Because no one really knows anything and no one is really sure of anything (even Winston constantly questions his knowledge of the world and self-knowledge), Ingsoc is free to redirect everyone to its goals.
How Does Ingsoc Work?
Ingsoc’s name isn’t just a cutesy abbreviation, though that is what it’s meant to look like. Newspeak, Oceania’s fictional language, is a constructed language that Ingsoc (the Party) is pushing on its members and proles to gain better control over the way they think.
Think about it. When you read a book and highlight sections of it, why do you do that? Why do readers sometimes feel that a writer “sees” them and knows something deeply personal about the way they are and the way they think of the world? It’s because our own words fail us.
We borrow other people’s words to describe what we think and feel. This helps us pin down our thoughts and feelings and makes it easier to share them with other people who in turn might feel and think the same thing.
Now, consider the implications of living in Oceania, a world where Newspeak actively seeks to erode the descriptive power of language.
Newspeak deletes words for complex ideas and makes even the simplest words ambiguous. 2+2 can become 5 because the party says so and there’s no such thing as “bad,” “terrible,” “horrifying,” “atrocious,” or just “doubleplusungood.”
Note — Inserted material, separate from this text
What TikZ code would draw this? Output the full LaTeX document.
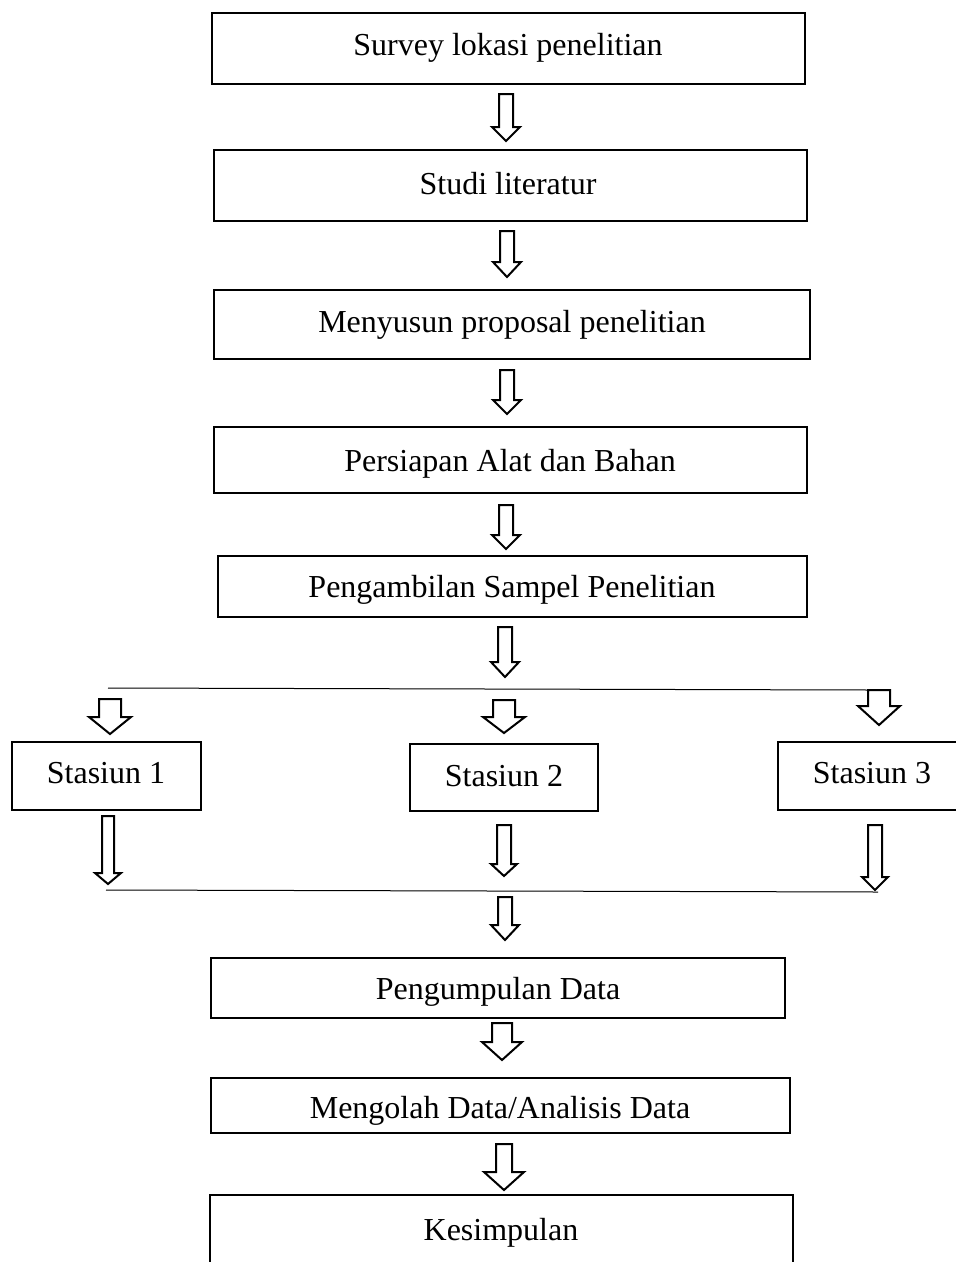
\documentclass[tikz,border=0pt]{standalone}
\usepackage{fontspec}
\setmainfont{Liberation Serif}
\tikzset{
  box/.style={draw=black, line width=2pt, fill=white},
  lbl/.style={anchor=base, inner sep=0pt, font=\fontsize{32}{38}\selectfont},
  barrow/.style={draw=black, line width=2pt, fill=white, line join=miter},
  thinline/.style={draw=black, line width=1pt}
}
% block arrow: #1 centre x, #2 shaft top, #3 shaft half width, #4 head half width, #5 head base y, #6 tip y
\newcommand{\blkarrow}[6]{%
  \draw[barrow] (#1-#3,#2) -- (#1+#3,#2) -- (#1+#3,#5) -- (#1+#4,#5) -- (#1,#6) -- (#1-#4,#5) -- (#1-#3,#5) -- cycle;}
\begin{document}
\begin{tikzpicture}[x=1pt,y=-1pt]
\useasboundingbox (0,0) rectangle (956,1262);
\clip (0,0) rectangle (956,1262);
\fill[white] (0,0) rectangle (956,1262);
% boxes
\draw[box] (212,13) rectangle (805,84);
\node[lbl] (t1) at (508,55) {Survey lokasi penelitian};
\draw[box] (214,150) rectangle (807,221);
\node[lbl] (t2) at (508,194) {Studi literatur};
\draw[box] (214,290) rectangle (810,359);
\node[lbl] (t3) at (512,332) {Menyusun proposal penelitian};
\draw[box] (214,427) rectangle (807,493);
\node[lbl] (t4) at (510,471) {Persiapan Alat dan Bahan};
\draw[box] (218,556) rectangle (807,617);
\node[lbl] (t5) at (512,597) {Pengambilan Sampel Penelitian};
\draw[box] (12,742) rectangle (201,810);
\node[lbl] (s1) at (106,783) {Stasiun 1};
\draw[box] (410,744) rectangle (598,811);
\node[lbl] (s2) at (504,786) {Stasiun 2};
\draw[box] (778,742) rectangle (980,810);
\node[lbl] (s3) at (872,783) {Stasiun 3};
\draw[box] (211,958) rectangle (785,1018);
\node[lbl] (t6) at (498,999) {Pengumpulan Data};
\draw[box] (211,1078) rectangle (790,1133);
\node[lbl] (t7) at (500,1118) {Mengolah Data/Analisis Data};
\draw[box] (210,1195) rectangle (793,1280);
\node[lbl] (t8) at (501,1240) {Kesimpulan};
% block arrows down the main column
\blkarrow{506}{94}{7}{14}{127}{141}
\blkarrow{507}{231}{7}{14}{262}{277}
\blkarrow{507}{370}{7}{14}{400}{414}
\blkarrow{506}{505}{7}{14}{535}{549}
\blkarrow{505}{627}{7}{14}{662}{677}
% split line
\draw[thinline] (108,688) -- (870,690);
\blkarrow{110}{699}{11}{21}{717}{734}
\blkarrow{504}{700}{11}{21}{717}{733}
\blkarrow{879}{690}{11}{21}{706}{725}
% arrows from stations
\blkarrow{108}{816}{6}{13}{873}{884}
\blkarrow{504}{825}{7}{13}{864}{876}
\blkarrow{875}{825}{7}{13}{877}{890}
% join line
\draw[thinline] (106,890) -- (878,892);
\blkarrow{505}{897}{7}{14}{925}{940}
\blkarrow{502}{1023}{10}{20}{1042}{1060}
\blkarrow{504}{1144}{8}{20}{1172}{1190}
\end{tikzpicture}
\end{document}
The same word for a poorly made stew is the only word available for describing torture in the world of 1984.
This heightens Ingsoc’s political power because it’s harder to plan a rebellion when no one can even describe what about Ingsoc makes them feel that something is “wrong”, if such a word will survive the eradication of complex language and thought that Newspeak works towards.
It’s also related to why the ministries of 1984 are named the way they are:
- The Ministry of Truth a.k.a Minitru regulates information and censors news, art, and entertainment.
- The Ministry of Peace a.k.a Minipax is actually a ministry of war.
- The Ministry of Love a.k.a Miniluv is the judge, jury, and executioner of Oceania. It’s Miniluv that captures Winston, tortures, and brainwashes him to believe, wholeheartedly, in the ideology of Ingsoc. The name is ironic, but not really since its goal is to force people to love Ingsoc and Big Brother.
- The Ministry of Plenty a.k.a Miniplenty manages economic affairs and rationing, the very opposite of what “plenty” is.
Ingsoc works only through its ability to maintain power and control using authoritarianism and confusion.
Why Does Everyone Compare Things to Ingsoc and 1984?
Since Ingsoc’s ideology is never fully defined and remains just as ambiguous as its Newspeak, it remains open to interpretation by anyone regardless of their political spectrum. Anything that sounds authoritarian or socialist is immediately described as “literally 1984” and anything seen as an intrusion of free speech or suggestive of using alternative words is accused of being “literally Newspeak.”
The rule of thumb is this: If you don’t like it, it’s 1984. So, if you’ve been wondering why everyone seems to think “x = 1984”, that’s basically it.